EXERCISE: Write out the entire listing below exactly as it appears, minus any pictures.
----------
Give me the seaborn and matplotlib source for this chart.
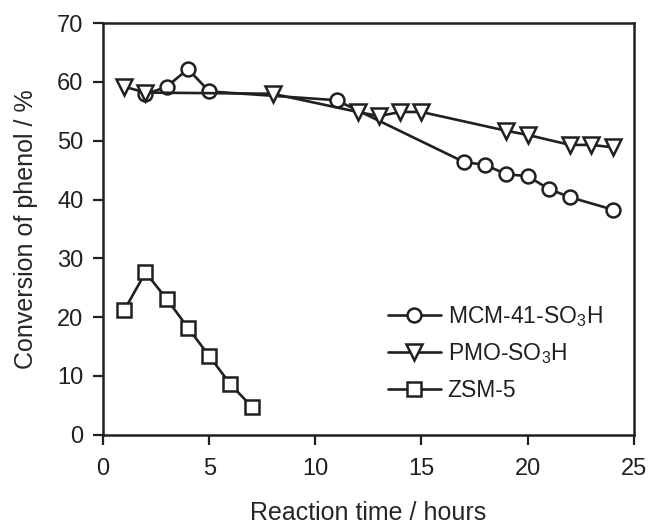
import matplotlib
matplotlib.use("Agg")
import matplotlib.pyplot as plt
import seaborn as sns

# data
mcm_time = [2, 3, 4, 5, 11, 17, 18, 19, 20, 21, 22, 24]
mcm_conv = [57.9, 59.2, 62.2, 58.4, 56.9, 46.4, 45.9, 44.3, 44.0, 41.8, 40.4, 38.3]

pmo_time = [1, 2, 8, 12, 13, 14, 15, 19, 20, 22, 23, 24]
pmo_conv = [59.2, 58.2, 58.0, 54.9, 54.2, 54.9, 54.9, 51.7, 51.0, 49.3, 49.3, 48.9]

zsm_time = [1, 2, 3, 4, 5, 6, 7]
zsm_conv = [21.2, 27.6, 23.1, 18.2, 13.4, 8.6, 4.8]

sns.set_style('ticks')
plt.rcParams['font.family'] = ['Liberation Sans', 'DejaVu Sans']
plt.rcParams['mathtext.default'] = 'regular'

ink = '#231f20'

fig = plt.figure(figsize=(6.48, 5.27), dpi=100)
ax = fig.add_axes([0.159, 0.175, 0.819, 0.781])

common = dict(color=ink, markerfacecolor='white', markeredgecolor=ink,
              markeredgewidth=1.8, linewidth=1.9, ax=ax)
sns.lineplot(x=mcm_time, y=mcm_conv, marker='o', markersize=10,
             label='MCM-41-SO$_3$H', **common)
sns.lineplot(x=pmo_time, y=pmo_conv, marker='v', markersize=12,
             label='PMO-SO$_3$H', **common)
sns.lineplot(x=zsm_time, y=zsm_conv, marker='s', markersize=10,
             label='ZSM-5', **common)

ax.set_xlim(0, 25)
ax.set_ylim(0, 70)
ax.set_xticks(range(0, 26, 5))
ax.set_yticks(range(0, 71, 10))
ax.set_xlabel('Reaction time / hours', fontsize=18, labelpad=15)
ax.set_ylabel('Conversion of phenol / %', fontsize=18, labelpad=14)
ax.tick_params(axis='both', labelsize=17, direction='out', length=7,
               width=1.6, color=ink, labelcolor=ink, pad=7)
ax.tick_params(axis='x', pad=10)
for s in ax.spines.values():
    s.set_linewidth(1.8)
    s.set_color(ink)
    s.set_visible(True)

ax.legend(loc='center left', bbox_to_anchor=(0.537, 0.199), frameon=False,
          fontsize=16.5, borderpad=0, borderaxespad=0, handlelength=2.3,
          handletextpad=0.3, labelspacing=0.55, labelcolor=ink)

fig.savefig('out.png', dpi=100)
----------
ANSWER TO THE PROBLEM:
Give me the seaborn and matplotlib source for this chart.
import matplotlib
matplotlib.use("Agg")
import matplotlib.pyplot as plt
import seaborn as sns

# data
mcm_time = [2, 3, 4, 5, 11, 17, 18, 19, 20, 21, 22, 24]
mcm_conv = [57.9, 59.2, 62.2, 58.4, 56.9, 46.4, 45.9, 44.3, 44.0, 41.8, 40.4, 38.3]

pmo_time = [1, 2, 8, 12, 13, 14, 15, 19, 20, 22, 23, 24]
pmo_conv = [59.2, 58.2, 58.0, 54.9, 54.2, 54.9, 54.9, 51.7, 51.0, 49.3, 49.3, 48.9]

zsm_time = [1, 2, 3, 4, 5, 6, 7]
zsm_conv = [21.2, 27.6, 23.1, 18.2, 13.4, 8.6, 4.8]

sns.set_style('ticks')
plt.rcParams['font.family'] = ['Liberation Sans', 'DejaVu Sans']
plt.rcParams['mathtext.default'] = 'regular'

ink = '#231f20'

fig = plt.figure(figsize=(6.48, 5.27), dpi=100)
ax = fig.add_axes([0.159, 0.175, 0.819, 0.781])

common = dict(color=ink, markerfacecolor='white', markeredgecolor=ink,
              markeredgewidth=1.8, linewidth=1.9, ax=ax)
sns.lineplot(x=mcm_time, y=mcm_conv, marker='o', markersize=10,
             label='MCM-41-SO$_3$H', **common)
sns.lineplot(x=pmo_time, y=pmo_conv, marker='v', markersize=12,
             label='PMO-SO$_3$H', **common)
sns.lineplot(x=zsm_time, y=zsm_conv, marker='s', markersize=10,
             label='ZSM-5', **common)

ax.set_xlim(0, 25)
ax.set_ylim(0, 70)
ax.set_xticks(range(0, 26, 5))
ax.set_yticks(range(0, 71, 10))
ax.set_xlabel('Reaction time / hours', fontsize=18, labelpad=15)
ax.set_ylabel('Conversion of phenol / %', fontsize=18, labelpad=14)
ax.tick_params(axis='both', labelsize=17, direction='out', length=7,
               width=1.6, color=ink, labelcolor=ink, pad=7)
ax.tick_params(axis='x', pad=10)
for s in ax.spines.values():
    s.set_linewidth(1.8)
    s.set_color(ink)
    s.set_visible(True)

ax.legend(loc='center left', bbox_to_anchor=(0.537, 0.199), frameon=False,
          fontsize=16.5, borderpad=0, borderaxespad=0, handlelength=2.3,
          handletextpad=0.3, labelspacing=0.55, labelcolor=ink)

fig.savefig('out.png', dpi=100)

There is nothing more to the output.